EXERCISE TASK:
Go through the listing beneath this task and return every line that carries the string "matplotlib".

SOURCE MATERIAL:
++++++++
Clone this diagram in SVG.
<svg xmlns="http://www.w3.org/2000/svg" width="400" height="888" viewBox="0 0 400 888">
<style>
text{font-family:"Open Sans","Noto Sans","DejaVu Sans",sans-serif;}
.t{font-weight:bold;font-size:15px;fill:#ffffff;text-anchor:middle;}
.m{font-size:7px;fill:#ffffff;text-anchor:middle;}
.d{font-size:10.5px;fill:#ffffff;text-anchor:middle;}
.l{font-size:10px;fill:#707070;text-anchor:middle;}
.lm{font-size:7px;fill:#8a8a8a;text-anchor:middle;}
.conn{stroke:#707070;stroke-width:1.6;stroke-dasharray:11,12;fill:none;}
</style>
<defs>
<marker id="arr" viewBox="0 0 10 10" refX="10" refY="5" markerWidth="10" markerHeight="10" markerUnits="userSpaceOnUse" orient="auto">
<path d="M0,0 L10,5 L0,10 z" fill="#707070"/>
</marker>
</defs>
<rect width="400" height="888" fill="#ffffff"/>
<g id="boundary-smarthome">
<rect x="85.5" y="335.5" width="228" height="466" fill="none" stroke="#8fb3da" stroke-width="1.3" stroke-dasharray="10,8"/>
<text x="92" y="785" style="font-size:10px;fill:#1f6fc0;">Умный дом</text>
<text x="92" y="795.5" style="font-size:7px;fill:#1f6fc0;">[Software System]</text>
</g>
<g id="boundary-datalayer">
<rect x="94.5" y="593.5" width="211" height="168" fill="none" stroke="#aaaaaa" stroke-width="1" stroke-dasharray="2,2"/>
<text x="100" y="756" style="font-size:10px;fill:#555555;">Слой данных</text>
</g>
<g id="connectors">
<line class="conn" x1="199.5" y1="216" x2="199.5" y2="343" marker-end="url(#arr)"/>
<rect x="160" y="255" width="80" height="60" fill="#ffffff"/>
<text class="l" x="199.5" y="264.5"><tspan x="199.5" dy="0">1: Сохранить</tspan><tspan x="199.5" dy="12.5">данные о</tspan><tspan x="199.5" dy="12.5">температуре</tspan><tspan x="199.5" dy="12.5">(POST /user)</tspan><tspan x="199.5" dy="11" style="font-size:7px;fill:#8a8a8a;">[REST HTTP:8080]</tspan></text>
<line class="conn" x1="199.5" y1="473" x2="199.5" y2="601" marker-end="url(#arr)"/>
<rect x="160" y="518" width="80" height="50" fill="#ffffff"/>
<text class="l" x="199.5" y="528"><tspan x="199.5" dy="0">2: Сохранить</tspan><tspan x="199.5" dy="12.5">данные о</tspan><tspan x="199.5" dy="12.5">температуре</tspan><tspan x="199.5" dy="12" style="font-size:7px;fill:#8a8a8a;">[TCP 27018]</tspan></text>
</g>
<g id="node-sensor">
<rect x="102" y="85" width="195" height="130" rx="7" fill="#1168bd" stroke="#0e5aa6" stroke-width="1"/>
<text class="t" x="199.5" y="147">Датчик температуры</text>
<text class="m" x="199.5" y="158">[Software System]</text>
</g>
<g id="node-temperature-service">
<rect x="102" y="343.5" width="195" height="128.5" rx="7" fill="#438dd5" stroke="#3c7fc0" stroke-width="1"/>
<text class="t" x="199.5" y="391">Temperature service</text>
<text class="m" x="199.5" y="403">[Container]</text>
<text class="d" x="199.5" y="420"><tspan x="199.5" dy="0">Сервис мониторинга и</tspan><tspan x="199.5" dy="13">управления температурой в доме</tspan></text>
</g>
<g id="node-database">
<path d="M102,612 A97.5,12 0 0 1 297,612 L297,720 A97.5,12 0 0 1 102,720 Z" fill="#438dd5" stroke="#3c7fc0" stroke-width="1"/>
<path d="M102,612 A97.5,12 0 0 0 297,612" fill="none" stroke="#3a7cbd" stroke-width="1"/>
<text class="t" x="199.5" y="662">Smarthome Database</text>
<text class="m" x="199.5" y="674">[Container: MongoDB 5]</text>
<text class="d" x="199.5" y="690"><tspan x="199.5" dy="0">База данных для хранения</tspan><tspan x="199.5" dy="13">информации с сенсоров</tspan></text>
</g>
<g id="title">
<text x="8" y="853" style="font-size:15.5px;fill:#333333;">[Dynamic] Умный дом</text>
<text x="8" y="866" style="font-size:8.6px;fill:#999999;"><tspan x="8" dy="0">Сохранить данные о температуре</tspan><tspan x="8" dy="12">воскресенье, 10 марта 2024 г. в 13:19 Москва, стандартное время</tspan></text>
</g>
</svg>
++++++++
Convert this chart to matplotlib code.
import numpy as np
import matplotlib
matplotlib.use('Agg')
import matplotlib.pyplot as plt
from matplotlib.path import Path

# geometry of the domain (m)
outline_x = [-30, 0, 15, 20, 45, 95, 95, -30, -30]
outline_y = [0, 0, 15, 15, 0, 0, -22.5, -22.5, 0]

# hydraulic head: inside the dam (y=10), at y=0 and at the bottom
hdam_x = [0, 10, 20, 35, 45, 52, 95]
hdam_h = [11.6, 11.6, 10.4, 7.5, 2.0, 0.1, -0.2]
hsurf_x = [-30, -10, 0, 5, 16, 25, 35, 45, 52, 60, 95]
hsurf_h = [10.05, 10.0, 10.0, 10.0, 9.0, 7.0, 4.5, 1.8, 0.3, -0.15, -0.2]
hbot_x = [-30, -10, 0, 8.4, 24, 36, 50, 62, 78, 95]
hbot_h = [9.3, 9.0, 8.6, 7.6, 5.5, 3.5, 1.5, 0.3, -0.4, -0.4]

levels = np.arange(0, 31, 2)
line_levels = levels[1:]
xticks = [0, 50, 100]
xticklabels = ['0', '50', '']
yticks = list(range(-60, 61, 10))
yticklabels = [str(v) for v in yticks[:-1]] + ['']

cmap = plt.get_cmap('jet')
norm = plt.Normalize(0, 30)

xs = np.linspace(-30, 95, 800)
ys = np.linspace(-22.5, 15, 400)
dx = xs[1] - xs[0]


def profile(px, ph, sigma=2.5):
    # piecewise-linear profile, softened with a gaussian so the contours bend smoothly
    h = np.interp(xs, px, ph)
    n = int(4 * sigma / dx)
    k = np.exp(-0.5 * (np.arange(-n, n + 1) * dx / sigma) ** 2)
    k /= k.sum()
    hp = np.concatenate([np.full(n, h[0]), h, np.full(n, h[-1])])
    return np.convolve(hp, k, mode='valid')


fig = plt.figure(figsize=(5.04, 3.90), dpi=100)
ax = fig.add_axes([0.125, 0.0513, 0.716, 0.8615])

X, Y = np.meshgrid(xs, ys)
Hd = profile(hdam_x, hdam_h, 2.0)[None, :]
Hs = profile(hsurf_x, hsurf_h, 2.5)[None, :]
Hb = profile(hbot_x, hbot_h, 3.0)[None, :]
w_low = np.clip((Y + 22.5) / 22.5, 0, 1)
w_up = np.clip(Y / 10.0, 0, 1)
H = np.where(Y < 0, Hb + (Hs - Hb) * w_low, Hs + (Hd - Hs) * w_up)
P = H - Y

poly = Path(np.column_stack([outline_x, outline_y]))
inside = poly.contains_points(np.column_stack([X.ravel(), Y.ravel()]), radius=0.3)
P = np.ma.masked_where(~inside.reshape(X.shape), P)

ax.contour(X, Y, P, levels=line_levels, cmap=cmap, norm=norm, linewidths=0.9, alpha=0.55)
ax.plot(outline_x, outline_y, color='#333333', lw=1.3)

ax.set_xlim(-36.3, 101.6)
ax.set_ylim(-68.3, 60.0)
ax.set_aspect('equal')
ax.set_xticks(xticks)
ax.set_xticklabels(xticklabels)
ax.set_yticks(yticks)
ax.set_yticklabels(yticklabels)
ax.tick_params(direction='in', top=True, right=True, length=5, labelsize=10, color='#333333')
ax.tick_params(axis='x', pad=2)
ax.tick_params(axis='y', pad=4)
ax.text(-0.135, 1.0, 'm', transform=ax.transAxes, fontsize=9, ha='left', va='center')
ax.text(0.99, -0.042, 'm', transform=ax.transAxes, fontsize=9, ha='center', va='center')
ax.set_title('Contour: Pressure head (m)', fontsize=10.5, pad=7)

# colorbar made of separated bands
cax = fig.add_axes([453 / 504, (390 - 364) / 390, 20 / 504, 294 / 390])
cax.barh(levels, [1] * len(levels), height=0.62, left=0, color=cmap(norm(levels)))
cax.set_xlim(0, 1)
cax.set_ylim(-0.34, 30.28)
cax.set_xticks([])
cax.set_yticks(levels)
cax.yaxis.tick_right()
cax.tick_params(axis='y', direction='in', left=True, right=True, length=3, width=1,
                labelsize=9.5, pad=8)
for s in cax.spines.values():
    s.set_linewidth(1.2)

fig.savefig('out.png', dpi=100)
++++++++
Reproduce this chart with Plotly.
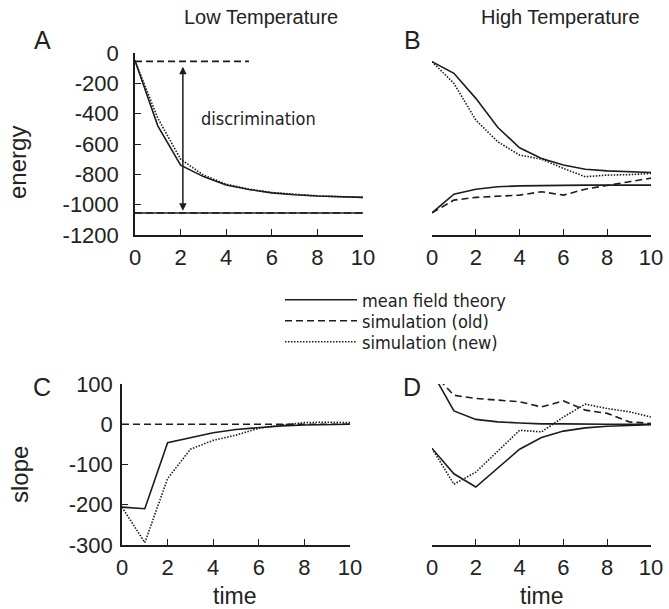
++++++++
WRITTEN SOLUTION:
Convert this chart to matplotlib code.
import matplotlib
matplotlib.use('Agg')
import matplotlib.pyplot as plt
from matplotlib.path import Path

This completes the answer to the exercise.